The Canadian Press

MRSA rates continue steady climb upward, new Canadian data show

Thu Mar 27, 3:06 AM

By Helen Branswell, The Canadian Press

TORONTO - Antibiotic resistant Staph bacteria cost an estimated 2,300 Canadians their lives in 2006 and added a whopping $200 million to $250 million to the country's health-care bill, figures extrapolated from newly released national detection rates suggest.

They also suggest Canadian hospitals saw 29,000 new patients carrying methicillin-resistant Staphylococcus aureus bacteria in 2006, of whom 11,700 had new MRSA infections. (The remainder would have been carrying the bacteria on their skin or in their nostrils.)
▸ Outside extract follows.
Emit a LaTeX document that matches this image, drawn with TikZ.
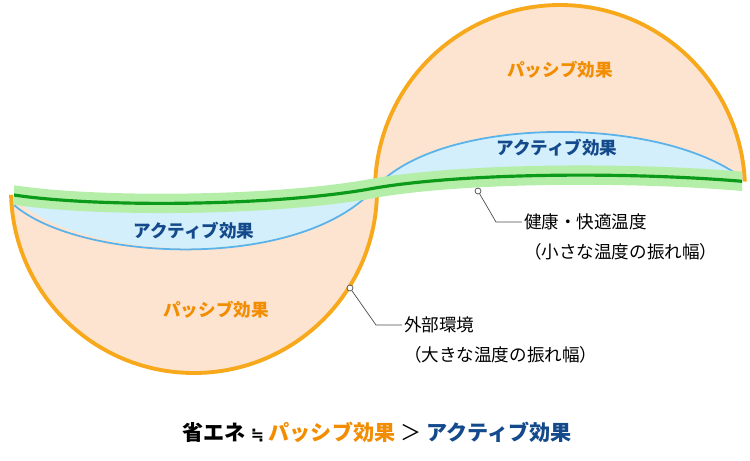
\documentclass[tikz,border=0pt]{standalone}
\usepackage{fontspec}
\setmainfont{Noto Sans CJK JP}
\newfontfamily\symfont{DejaVu Sans}
\usetikzlibrary{positioning}
\definecolor{ringorange}{HTML}{F7A81B}
\definecolor{peach}{HTML}{FDE4D0}
\definecolor{iceblue}{HTML}{D2EFFB}
\definecolor{arcblue}{HTML}{5AB2EA}
\definecolor{bandgreen}{HTML}{B5EEA8}
\definecolor{linegreen}{HTML}{0C9A1A}
\definecolor{textorange}{HTML}{F28C00}
\definecolor{textblue}{HTML}{144A8C}
\begin{document}
\begin{tikzpicture}[x=0.02cm,y=-0.02cm]
	\tikzstyle{passive}=[font=\bfseries,text=textorange]
	\tikzstyle{active}=[font=\bfseries,text=textblue]
	\tikzstyle{note}=[anchor=west,inner sep=1pt]
	\tikzstyle{leader}=[draw=black!70,line width=0.4pt]
	\def\wave{(0,194) -- (14,195) .. controls (100,208) and (280,206) .. (375,188) .. controls (470,172) and (640,172) .. (750,182)}
	\useasboundingbox (0,0) rectangle (750,460);
	% lower circle, below the band
	\begin{scope}
		\clip \wave -- (750,460) -- (0,460) -- cycle;
		\fill[peach] (194,190) circle (183);
		\fill[iceblue] (14,198) .. controls (80,262) and (300,272) .. (375,188) -- cycle;
		\draw[arcblue,line width=1pt] (14,205) .. controls (80,262) and (300,272) .. (375,188);
		\draw[ringorange,line width=2.2pt] (194,190) circle (183);
	\end{scope}
	% upper circle, above the band
	\begin{scope}
		\clip \wave -- (750,0) -- (0,0) -- cycle;
		\fill[peach] (560,190) circle (185);
		\fill[iceblue] (375,188) .. controls (440,115) and (660,115) .. (742,178) -- cycle;
		\draw[arcblue,line width=1pt] (375,188) .. controls (440,115) and (660,115) .. (742,178);
		\draw[ringorange,line width=2.2pt] (560,190) circle (185);
	\end{scope}
	% comfort band
	\begin{scope}
		\clip (14,0) rectangle (742,460);
		\draw[bandgreen,line width=11pt] \wave;
		\draw[linegreen,line width=1.8pt] \wave;
	\end{scope}
	\node[passive](pu) at (560,70){パッシブ効果};
	\node[passive](pl) at (216,310){パッシブ効果};
	\node[active](au) at (557,148){アクティブ効果};
	\node[active](al) at (194,231){アクティブ効果};
	% leaders
	\node[draw=black!70,fill=white,circle,inner sep=1.2pt](d1) at (478,191){};
	\coordinate (k1) at (496,222);
	\node[note](t1) at (522,222){健康・快適温度};
	\node[note](t1b) at (522,252){（小さな温度の振れ幅）};
	\draw[leader] (d1) -- (k1) -- (t1);
	\node[draw=black!70,fill=white,circle,inner sep=1.2pt](d2) at (350,288){};
	\coordinate (k2) at (376,325);
	\node[note](t2) at (402,325){外部環境};
	\node[note](t2b) at (402,355){（大きな温度の振れ幅）};
	\draw[leader] (d2) -- (k2) -- (t2);
	\node[font=\bfseries\large](sum) at (377,432){省エネ {\symfont\small ≒} \textcolor{textorange}{パッシブ効果} {\normalfont ＞} \textcolor{textblue}{アクティブ効果}};
\end{tikzpicture}
\end{document}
Those figures were calculated based on detection rates for MRSA gathered through a national surveillance program which drew data from 48 hospitals. Because of the mix of health-care institutions in the surveillance program, the data are thought to reflect the situation in Canadian hospitals in general.

Dr. Andrew Simor, a Toronto infectious diseases expert who co-chairs the surveillance program, calculated the extrapolations.

The 2006 figures show a slow and steady increase over previous years, he said of the data, contained in a report issued Thursday by the Public Health Agency of Canada.

"I think it's a mixed story. There's good news and there's bad news," said Simor, chief microbiologist at Toronto's Sunnybrook Health Sciences Centre.

"The good news is our rates remain substantially less than what is seen in the United States and many other parts of the world. No question about that - that's good news."

"The bad news is despite our best efforts we've not yet been able to control the spread of MRSA in our hospitals and there is a continued and steady increase that has taken place, albeit at a slower rate than is seen south of the border. Nonetheless, this is of concern."

The director general of the Public Health Agency's centre for communicable diseases and infection control said more needs to be done to battle MRSA, which is the most common and most important, from a disease and cost point of view, of the antibiotic resistant organisms that plague Canadian hospitals.

"It just speaks to the fact that antimicrobial resistance is just a reality in today's world," said Dr. Howard Njoo.

"And it's something we need to address. Because it's not just a hospital or health care-based issue or problem. It's something in the wider community."

The report reveals the hospitals in the surveillance network detected 5,787 new MRSA cases in 2006, 62 per cent of which were thought to have been acquired in network hospitals. Fifteen per cent were believed to have been so-called community acquired MRSA. The remainder would have been acquired in long-term care facilities, hospitals outside the network or were of unknown origin.

The rate of community acquired MRSA has virtually doubled in this country in the last five years, Simor said. The main strain of the bacteria found to be spreading in non-hospital settings often causes hard-to-heal skin infections but can also trigger life-threatening pneumonias and bloodstream infections.

The spread of MRSA bacteria outside of the walls of hospitals, among people who don't fit the traditional risk profile for acquisition of the bacteria, is seen as an alarming trend by infectious disease experts.

This report doesn't assess the scope of that problem as it only captures community acquired cases where the infection was so severe the patient needed to seek hospital care. People who were cared for by family doctors or in clinics would not be reflected in these numbers.

But the hints it does contain about MRSA outside of hospital settings worries Dr. John Conly, head of the department of medicine at the University of Calgary and a researcher who has been chronicling the spread of community acquired MRSA in that city.

Where a few years ago community acquired MRSA was only seen in the marginalized groups - the homeless, drug users, sex workers and prison inmates - it is now seen further afield, Conly said.

"It's spilled outside of the marginalized groups. We're seeing now probably 20 per cent to 30 per cent where we have no logical explanation" for the infection, he said.

In the United States, where the MRSA problem is more acute, the community strains have started to displace hospital strains in hospitals in some of the hardest hit areas. That phenomenon has started to be seen in Canada, Simor and Conly said, but at this point it's occurring in small clusters.

The report showed that the rate of new MRSA detections in hospitals - which includes both people with MRSA infections and those carrying it without symptoms - was 8.04 per 1,000 hospital admissions. Looked at another way, it was 10.16 cases per 10,000 patient days in hospital.

In 1995, when national data on MRSA was first collected, the rate per 1,000 admissions was less than one per cent. Except for a slight dip in 2001, when the rate was just under four cases per 1,000 admissions, the yearly rate has slowly but relentlessly risen.

Comparing the rates to those seen elsewhere is difficult because of differences in the way data are collected, said Dr. William Jarvis, a U.S. infection control consultant who used to head the division of hospital infections at the Centers for Disease Control in Atlanta.

But the graphs contained in the report tell the tale, he said.

"If the numbers are going up, you need to do more (in terms of infection control)," Jarvis insisted.